A “self-disciplinary” investigation into Yongcheng Coal found a number of violations, including inaccurate and incomplete information on the company’s independence disclosed in its bond issuance prospectus. The probe also turned up failure to accurately disclose assets used by the company’s controlling shareholder and related-party transactions with the controlling shareholder, the National Association of Financial Market Institutional Investors (NAFMII) said Thursday in a statement.
The regulatory body condemned the company and ordered it to make a thorough rectification of the problems exposed in the investigation. The company is also required make a public apology on the information disclosure platform of the interbank bond market.
Yongcheng Coal Chairman Qiang Daimin and former Chairman Hou Shining were issued severe warnings and declared inappropriate candidates for positions in the debt financing market for a year. The heads of the company’s accounting and financial departments were also given warnings.
Henan Energy and Chemical Industry Group Co.
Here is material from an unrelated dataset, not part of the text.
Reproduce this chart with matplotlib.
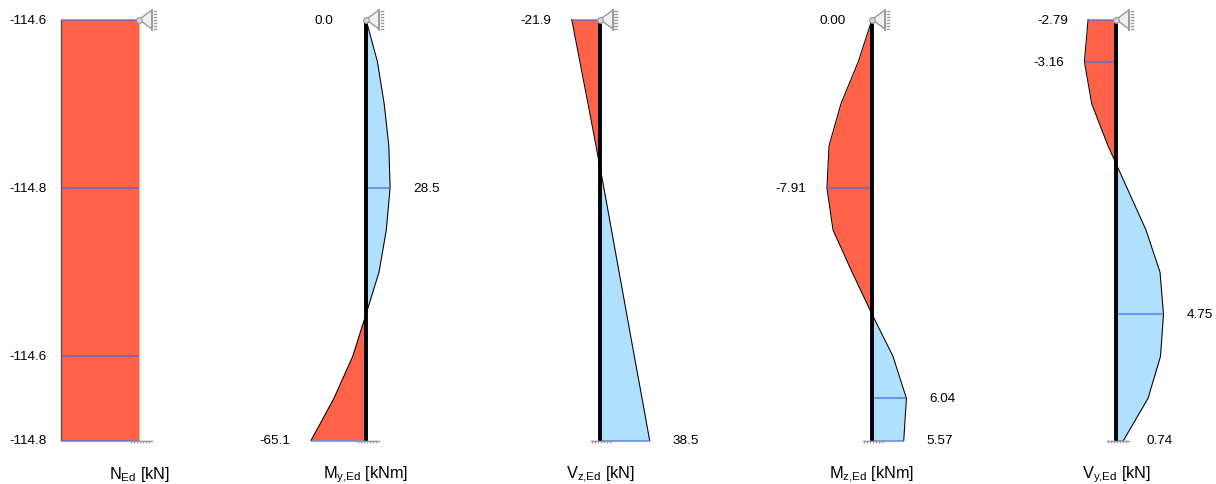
#!/usr/bin/env python3
"""Internal force diagrams along a member: N, My, Vz, Mz, Vy."""
import matplotlib
matplotlib.use("Agg")
import matplotlib.pyplot as plt
from matplotlib.lines import Line2D
from matplotlib.patches import Polygon

plt.rcParams["font.family"] = ["Liberation Sans", "DejaVu Sans"]
plt.rcParams["mathtext.default"] = "regular"

W, H = 1216, 484
TOP, BOTTOM = 19.5, 440.5
RED, BLUE = "#FF6347", "#B0E0FF"
MARK = "#4169E1"
GREY = "#999999"

STATIONS = [0.0, 0.1, 0.2, 0.3, 0.4, 0.5, 0.6, 0.7, 0.8, 0.9, 1.0]

N_ED = [-114.6, -114.62, -114.64, -114.66, -114.8, -114.7, -114.66, -114.63, -114.6, -114.7, -114.8]
MY_ED = [0.0, 13.5, 21.5, 27.0, 28.5, 24.0, 15.4, 0.0, -15.7, -38.0, -65.1]
VZ_ED = [-21.9, -15.6, -9.3, -3.1, 3.0, 8.9, 14.8, 20.7, 26.6, 32.6, 38.5]
MZ_ED = [0.0, -2.4, -5.44, -7.54, -7.91, -6.84, -3.5, 0.0, 3.68, 6.04, 5.57]
VY_ED = [-2.79, -3.16, -2.43, -0.8, 1.1, 3.0, 4.4, 4.75, 4.45, 3.2, 0.74]

TITLES = [r"$N_{Ed}$ [kN]", r"$M_{y{,}Ed}$ [kNm]", r"$V_{z{,}Ed}$ [kN]", r"$M_{z{,}Ed}$ [kNm]", r"$V_{y{,}Ed}$ [kN]"]
SERIES = [N_ED, MY_ED, VZ_ED, MZ_ED, VY_ED]
# stations that carry a value label / marker line
LABEL_AT = [[0.0, 0.4, 0.8, 1.0], [0.0, 0.4, 1.0], [0.0, 1.0], [0.0, 0.4, 0.9, 1.0], [0.0, 0.1, 0.7, 1.0]]
LABELS = [["-114.6", "-114.8", "-114.6", "-114.8"], ["0.0", "28.5", "-65.1"], ["-21.9", "38.5"],
          ["0.00", "-7.91", "6.04", "5.57"], ["-2.79", "-3.16", "4.75", "0.74"]]
# pixel layout: member x position, pixels per unit
BASE_PX = [139, 366, 600, 872, 1116]
SCALE = [0.68, 0.845, 1.29, 5.7, 10.0]
LEFT_OFF = [-14, -21, -20, -21, -20]


def support_top(fig, x, y):
    fig.add_artist(Polygon([(x, y), (x + 13, y + 9.5), (x + 13, y - 9.5)], closed=True, transform=None,
                           facecolor="#F0F0F0", edgecolor=GREY, lw=1.0, zorder=5))
    fig.add_artist(Line2D([x + 13, x + 13], [y - 10, y + 10], zorder=5, transform=None, figure=fig,
                          color=GREY, lw=1.3))
    for dy in range(-9, 11, 3):
        fig.add_artist(Line2D([x + 14.5, x + 17], [y + dy, y + dy], zorder=5, transform=None, figure=fig,
                              color=GREY, lw=1.0))
    fig.add_artist(Line2D([x], [y], marker="o", ms=4.0, mfc="#DDDDDD", mec=GREY, mew=0.9, ls="", zorder=6,
                          transform=None, figure=fig))


def support_bottom(fig, x, y):
    fig.add_artist(Line2D([x - 9, x + 13], [y, y], transform=None, figure=fig, color=GREY, lw=1.0, zorder=5))
    for dx in range(-7, 14, 3):
        fig.add_artist(Line2D([x + dx, x + dx - 0.5], [y - 0.5, y - 2.5], transform=None, figure=fig,
                              color=GREY, lw=0.7, zorder=5))


fig = plt.figure(figsize=(W / 100, H / 100), dpi=100)

for i, vals in enumerate(SERIES):
    base, scale = BASE_PX[i], SCALE[i]
    left, right = base - 100, base + 100
    ax = fig.add_axes([left / W, 1 - BOTTOM / H, (right - left) / W, (BOTTOM - TOP) / H])
    ax.set_xlim(-100 / scale, 100 / scale)
    ax.set_ylim(1, 0)
    ax.axis("off")

    neg = [v <= 0 for v in vals]
    pos = [v >= 0 for v in vals]
    ax.fill_betweenx(STATIONS, vals, 0, where=neg, interpolate=True, color=RED, lw=0, zorder=1)
    ax.fill_betweenx(STATIONS, vals, 0, where=pos, interpolate=True, color=BLUE, lw=0, zorder=1)

    if i == 0:
        # the normal force is drawn as a plain block, no member bar
        ax.axvline(-114.7, color="#555555", lw=1.0, zorder=2)
        ax.fill_betweenx(STATIONS, -114.7, 0, color=RED, lw=0, zorder=1)
    else:
        ax.plot(vals, STATIONS, color="black", lw=0.75, zorder=2, clip_on=False)

    for st, txt in zip(LABEL_AT[i], LABELS[i]):
        v = vals[STATIONS.index(st)]
        if i == 0:
            v = -114.7
        ax.plot([v, 0], [st, st], color=MARK, lw=1.1, alpha=0.8, zorder=3, solid_capstyle="butt", clip_on=False)
        if v < 0:
            off, ha = LEFT_OFF[i], "right"
        elif v > 0:
            off, ha = 23, "left"
        else:
            off, ha = (-33 if i == 1 else -26), "right"
        ax.annotate(txt, xy=(v, st), xytext=(off, -1), textcoords="offset pixels", ha=ha, va="center",
                    fontsize=9.7, color="black", annotation_clip=False)

    if i > 0:
        ax.plot([0, 0], [0, 1], color="black", lw=2.8, zorder=4, solid_capstyle="butt")
    ax.annotate(TITLES[i], xy=(0, 1), xytext=(0, -34), textcoords="offset pixels", ha="center", va="center",
                fontsize=11.8, color="black", annotation_clip=False)

    fig.canvas.draw()
    x0, y0 = ax.transData.transform((0, 0))
    x1, y1 = ax.transData.transform((0, 1))
    support_top(fig, x0, y0)
    support_bottom(fig, x1, y1)

fig.savefig("out.png", dpi=100)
Ltd., Yongcheng Coal’s state-owned parent company, was also found to have committed a number of violations, including purchase of its own and its subsidiaries’ debt financing instruments and failure to disclose information on asset transfers and changes in the use of proceeds from debt offerings.
The parent also received a severe warning from the NAFMII and was banned from debt offerings for seven months. The company’s former Chairman Liu Yinzhi, who stepped down last month, was given a warning without any specific penalty.
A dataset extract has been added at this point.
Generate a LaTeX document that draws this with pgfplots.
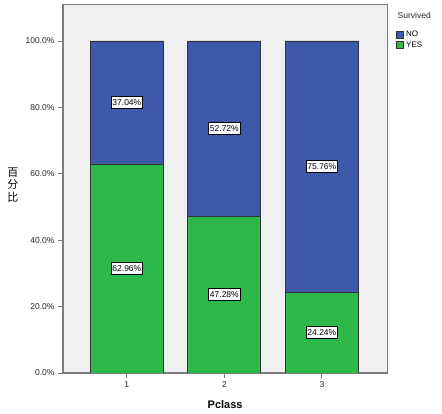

Liu was Henan Energy’s chairman since May 2019 and general manager since 2017. He was reportedly transferred to the Henan provincial State-Owned Assets Supervision and Administration Commission, which ultimately controls Henan Energy, according to a local newspaper report.
Yongcheng Coal failed to make principal and interest payments Nov. 10 on 1 billion yuan ($154 million) of maturing bonds, just weeks after raising a similar amount through a debt issue.
The surprise default set off a chain reaction that spread to other coal mining companies and local government financing vehicles in other provinces. It also led to regulatory investigations of the company and several financial institutions that facilitated its bond issuances.
The NAFMII issued warnings to Haitong Securities Co. Ltd., two of its subsidiaries, and Donghai Fund Management Co. Ltd., asking them to take rectification measures. The agency said these companies were found to have broken the rules when they underwrote bond issuances. Haitong Securities ordered its subsidiaries to help the issuer buy a portion of its own offerings to inflate the amount of borrowing and create a better image to attract bond investors.
In December, China Chengxin International Credit Rating Co. Ltd. was banned from rating new interbank bonds for three months over its misconduct related to Yongcheng, to which China Chengxin gave its highest AAA rating just a month before the default.
China’s top securities watchdog also launched a probe in November of Yongcheng Coal and its auditor Xi’an Xigema Limited Liability Accounting Firm for possible violations related to the default. The China Securities Regulatory Commission (CSRC) hasn’t divulged the inquiry result.